The Cleanest NRG of All

No, not crop squares made by aliens, these are solar panels.
Here’s how observant I am: On a recent trip to the Institute of Texan Cultures, I was thrilled to nose my car under what I took to be a covered-parking structure, smugly congratulating myself on snagging that most precious (and rare) commodity on an oven-hot summer day in south Texas — shade.

It turns out that deflecting the sun’s rays from parked cars is only a happy by-product of the structure’s real purpose, which is to convert solar energy into power. Unwittingly, I had parked under a section of the imaginatively named Solar Power Station #1. Handsomely designed by local architect Stephen Colley, and completed for $300,000 in November 2003, it is a collaborative project of CPS Energy, UTSA, and Solar San Antonio. The station’s 198 photovoltaic modules can produce in ideal conditions upwards of 10 kilowatts of power, the amount three standard homes daily consume.

However modest its output, this stand-alone project — like CPS’ solar-powered Northside Customer Service office on San Pedro Avenue — demonstrates the efficiencies to be gained from producing on-site energy, or what CPS calls “distributed generation.” This process stands in sharp contrast to the industry’s historic reliance on massive central-power plants, such as the coal-fired facilities on Braunig and Calaveras lakes, that route energy to consumers through a dense grid of substations sited within and high-wire transmission lines that crisscross over our neighborhoods. With solar, we can create a new kind of built environment, reduce harmful emissions, and scrub clean the sky.

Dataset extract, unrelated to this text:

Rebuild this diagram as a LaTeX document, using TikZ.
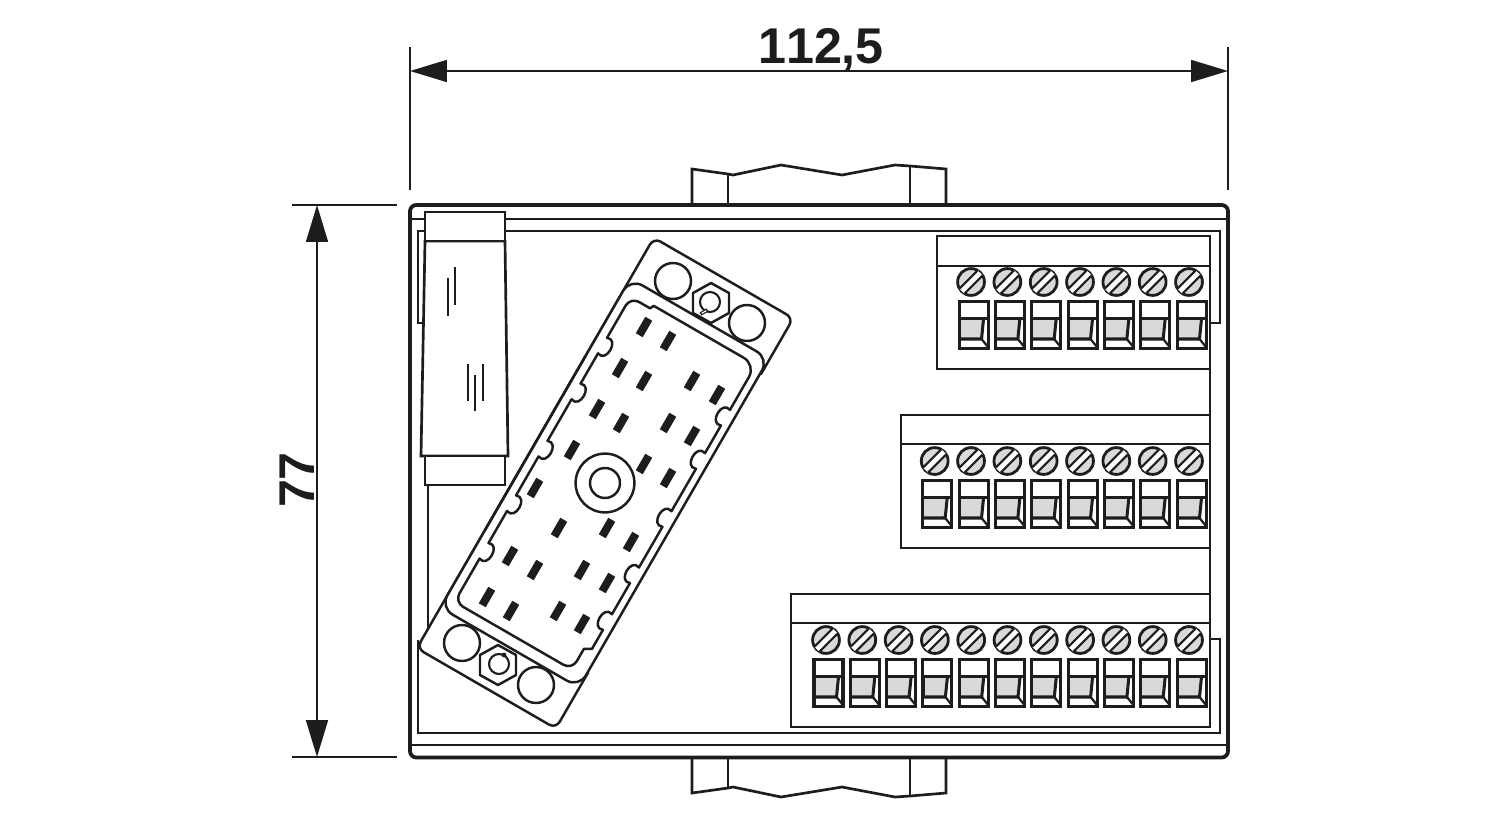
\documentclass[tikz,border=0pt]{standalone}
\usepackage{fontspec}
\setmainfont[Kerning=Off]{Liberation Sans}
\usetikzlibrary{arrows.meta}
\definecolor{ink}{HTML}{1D1D1B}
\definecolor{screwgray}{HTML}{D9D9D8}
\tikzset{
  x=0.05cm,y=-0.05cm,
  heavy/.style={draw=ink,line width=5.4pt,line join=round},
  med/.style={draw=ink,line width=3.8pt,line join=miter},
  termline/.style={draw=ink,line width=4.3pt,line join=miter},
  conn/.style={draw=ink,line width=3.5pt,line join=round},
  thin line/.style={draw=ink,line width=3.2pt},
  dimension/.style={draw=ink,line width=3pt,{Triangle[length=52.4pt,width=31pt]}-{Triangle[length=52.4pt,width=31pt]}},
  extension/.style={draw=ink,line width=2.8pt},
  dimtext/.style={font=\fontsize{71.5}{72}\selectfont\bfseries,text=ink,inner sep=0pt},
}
\newcommand{\terminalunit}{%
  \filldraw[fill=screwgray,draw=ink,line width=4pt] (0,0) circle[radius=0.67cm];
  \fill[white] (-6.7,11.7) -- (11.7,-6.7) -- (6.7,-11.7) -- (-11.7,6.7) -- cycle;
  \draw[draw=ink,line width=3pt] (-6.7,11.7) -- (11.7,-6.7) (-11.7,6.7) -- (6.7,-11.7);
  \begin{scope}[shift={(2.5,0)}]
  \draw[termline,fill=white] (-14.5,19.5) rectangle (14.5,66.5);
  \fill[screwgray] (-14,37) -- (10,37) -- (8,57) -- (-14,57) -- cycle;
  \draw[termline] (-14.5,36.5) -- (14.5,36.5);
  \draw[termline] (10,37) -- (8,57) -- (-14,57);
  \draw[thin line] (-14,37) -- (-14,57);
  \draw[thin line] (8,57) -- (14.5,65);
  \end{scope}
}
\newcommand{\rnotch}[1]{-- (72,#1-9) .. controls (60,#1-14) and (60,#1+14) .. (72,#1+9)}
\newcommand{\lnotch}[1]{-- (-70.5,#1+9) .. controls (-58.5,#1+14) and (-58.5,#1-14) .. (-70.5,#1-9)}
\begin{document}
\begin{tikzpicture}
\useasboundingbox (0,0) rectangle (1500,820);
\fill[white] (0,0) rectangle (1500,820);

% dimensions
\coordinate (hl) at (410,71); \coordinate (hr) at (1228,71);
\coordinate (vt) at (317,205); \coordinate (vb) at (317,757);
\draw[extension] (410,47) -- (410,190);
\draw[extension] (1228,47) -- (1228,190);
\draw[extension] (292,205) -- (397,205);
\draw[extension] (292,757) -- (397,757);
\draw[dimension] (hl) -- (hr);
\draw[dimension] (vt) -- (vb);
\node[dimtext] (wlabel) at (821,50) {112,5};
\node[dimtext,rotate=90] (hlabel) at (297.5,480) {77};

% rail clips
\draw[med] (692,205) -- (692,169) -- (728,174) -- (733,175) -- (781,165) -- (842,175) -- (895,165) -- (910,166) -- (946,169) -- (946,205);
\draw[med] (728,174) -- (728,205) (910,166) -- (910,205);
\draw[med] (692,758) -- (692,793) -- (728,788) -- (733,787) -- (781,797) -- (842,787) -- (895,797) -- (910,796) -- (946,793) -- (946,758);
\draw[med] (728,788) -- (728,758) (910,796) -- (910,758);

% housing
\draw[heavy,fill=white,rounded corners=9pt] (410,205) rectangle (1228,757.5);
\draw[med] (411,219) -- (1227,219);
\draw[med] (411,745) -- (1227,745);
\draw[med] (423,323) -- (418,323) -- (418,231) -- (1220,231) -- (1220,323) -- (1210,323);
\draw[med] (418,640) -- (418,733) -- (1220,733) -- (1220,639) -- (1210,639);
\draw[med] (1210,236) -- (1210,727);
\draw[thin line] (428,485) -- (428,630);

% latch
\draw[med,fill=white] (425,241) -- (421,456) -- (508,456) -- (505,241) -- cycle;
\draw[med,fill=white] (425,212) rectangle (505,241);
\draw[med,fill=white] (425,456) rectangle (505,485);
\foreach \lx/\ly/\lz in {455/267/305,448/278/316,468/364/401,475/375/411,483/364/401}
  \draw[thin line] (\lx,\ly) -- (\lx,\lz);

% rotated connector
\begin{scope}[shift={(604.6,483)},rotate=-30]
  \draw[conn,fill=white,rounded corners=11pt] (-80,0) -- (-80,-237) -- (81,-237) -- (81,-172);
  \draw[conn,fill=white,rounded corners=11pt] (-80,0) -- (-80,237) -- (80.5,237) -- (80.5,172);
  \draw[conn,fill=white,rounded corners=20pt] (-80,0) -- (-80,-190) -- (80,-190) -- (80,190) -- (-80,190) -- cycle;
  \draw[conn] (-80,-100) -- (-80,100);
  \draw[conn,rounded corners=20pt] (-46,-178) -- (72,-178) [sharp corners]
    \rnotch{-117} \rnotch{-67} \rnotch{0} \rnotch{65} \rnotch{119}
    -- (72,150) -- (65,154) [rounded corners=14pt] -- (65,178) -- (-70.5,178) [sharp corners]
    \lnotch{119} \lnotch{64} \lnotch{1} \lnotch{-65} \lnotch{-118}
    [rounded corners=14pt] -- (-70.5,-174) [sharp corners] -- (-48,-174) -- cycle;
\end{scope}

\foreach \px/\py in {644/327,668/341,620/368,644/381,692/381,717/395,597/409,621/423,668/423,692/436,572/450,644/464,668/478,535/488,559/528,607/528,631/542,510/556,535/570,582/570,607/583,487/597,511/611,558/611,582/624}
  \fill[ink,shift={(\px,\py)},rotate=-30] (-4,-9.5) rectangle (4,9.5);

% mounting holes and nuts
\foreach \cx/\cy in {673/281,747/323,462/643,536/685}
  \draw[conn] (\cx,\cy) circle[radius=0.9cm];
\draw[conn] (605,483) circle[radius=1.47cm];
\draw[conn] (605,483) circle[radius=0.75cm];
\foreach \nx/\ny/\ix/\iy in {711/303/710/302,498/665/499/664}{
  \draw[conn] (\nx,\ny-20) -- (\nx+18,\ny-10) -- (\nx+18,\ny+10) -- (\nx,\ny+20) -- (\nx-18,\ny+10) -- (\nx-18,\ny-10) -- cycle;
  \draw[conn,line width=3pt] (\ix,\iy) circle[radius=0.5cm];
}
\fill[ink,shift={(704,312)},rotate=30] (-4,-1.8) rectangle (4,1.8);
\fill[white,shift={(704,312)},rotate=30] (-2.6,-0.6) rectangle (2.6,0.6);
\fill[ink] (504,655) circle[radius=0.12cm];

% terminal blocks
\draw[med,fill=white] (937,236) rectangle (1210,369);
\draw[med] (937,266) -- (1210,266);
\draw[med,fill=white] (901,415) rectangle (1210,548);
\draw[med] (901,444) -- (1210,444);
\draw[med,fill=white] (791,594) rectangle (1210,727);
\draw[med] (791,623) -- (1210,623);
\foreach \n in {0,...,6}{
  \begin{scope}[shift={(1189-36.33*\n,282)}]\terminalunit\end{scope}
}
\foreach \n in {0,...,7}{
  \begin{scope}[shift={(1189-36.33*\n,461)}]\terminalunit\end{scope}
}
\foreach \n in {0,...,10}{
  \begin{scope}[shift={(1189-36.3*\n,640)}]\terminalunit\end{scope}
}
\end{tikzpicture}
\end{document}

For San Antonio, that tantalizing prospect may be a long way off. That’s in part because CPS Energy is in the business of selling kilowatt hours, producing an enviable record of generating low-cost energy. But when I asked architect Colley why CPS was not employing its conservation fund to systematically construct, for example, solar-power stations in our open-air parking lots, he responded that CPS doesn’t seem to have figured out how to make money via conservation or alternative fuels. Until it does, it will likely continue to invest in technology and infrastructure more suited to the 20th Century than to the 21st.

Austin Energy, by contrast, has one of the most aggressive energy-conservation programs in the country, consistent with the city’s ambition to be the “Clean Energy Capital” of the world. In late July, the mayor and city council announced plans to rewrite building codes to ensure that all new-home construction will meet Zero-Energy Capable standards; under these guidelines, an Austin Energy press release notes, each house “will be energy-efficient enough to be a net-zero energy home with the addition of on-site energy generation, such as solar photovoltaics. This level of energy efficiency is approximately 60 percent more efficient than homes built to code today.”

To encourage owners to upgrade older properties, Austin Energy provides a bundle of carrots. Wary of plunking down $6,000-10,000 to install a one-kilowatt (1,000 watts) solar system? Don’t be: there’s a $4-per-watt rebate defraying $4,000 of your costs. Want a nifty, $3,500 solar-powered water heater? Knock almost 50 percent off the sticker after rebates (up to $650) and tax credits (up to $1000) kick in. Increased insulation, better weather stripping, and more-efficient air-conditioning systems qualify for a 20-percent rebate. The philosophical underpinning to this multi-faceted program is simple: “The cleanest of all energy,” declares Austin Mayor Will Wynn, “is the energy that doesn’t need to be produced.”

I don’t doubt but that Mayor Phil Hardberger and CPS Energy share Mayor Wynn’s conviction. But providing serious financial incentives to underscore why we must be more energy-smart apparently is another matter. Yes, 4 percent of CPS’s energy comes from renewable sources (but you pay a premium for Windtricity); yes, it offers an $80 rebate for an electric-powered lawnmower (but only on purchases made between March and June); and, yes, there is a rebate for Energy-Star central-air-conditioning systems, provided funds are available (this year, the program’s pot was expected to be depleted by Labor Day weekend).

But type “solar” into the CPS Energy-website search engine and you get “No Results.” Can the city-owned utility really be as blind to the future heralded in its Solar Power Station #1 as I was ignorant of that facility’s true function? If so, that’s a bad sign.

Char Miller is professor of history and director of urban studies at Trinity University. He is author of Deep in the Heart of San Antonio: Land and Life in South Texas, and editor of On the Border: An Environmental History of San Antonio.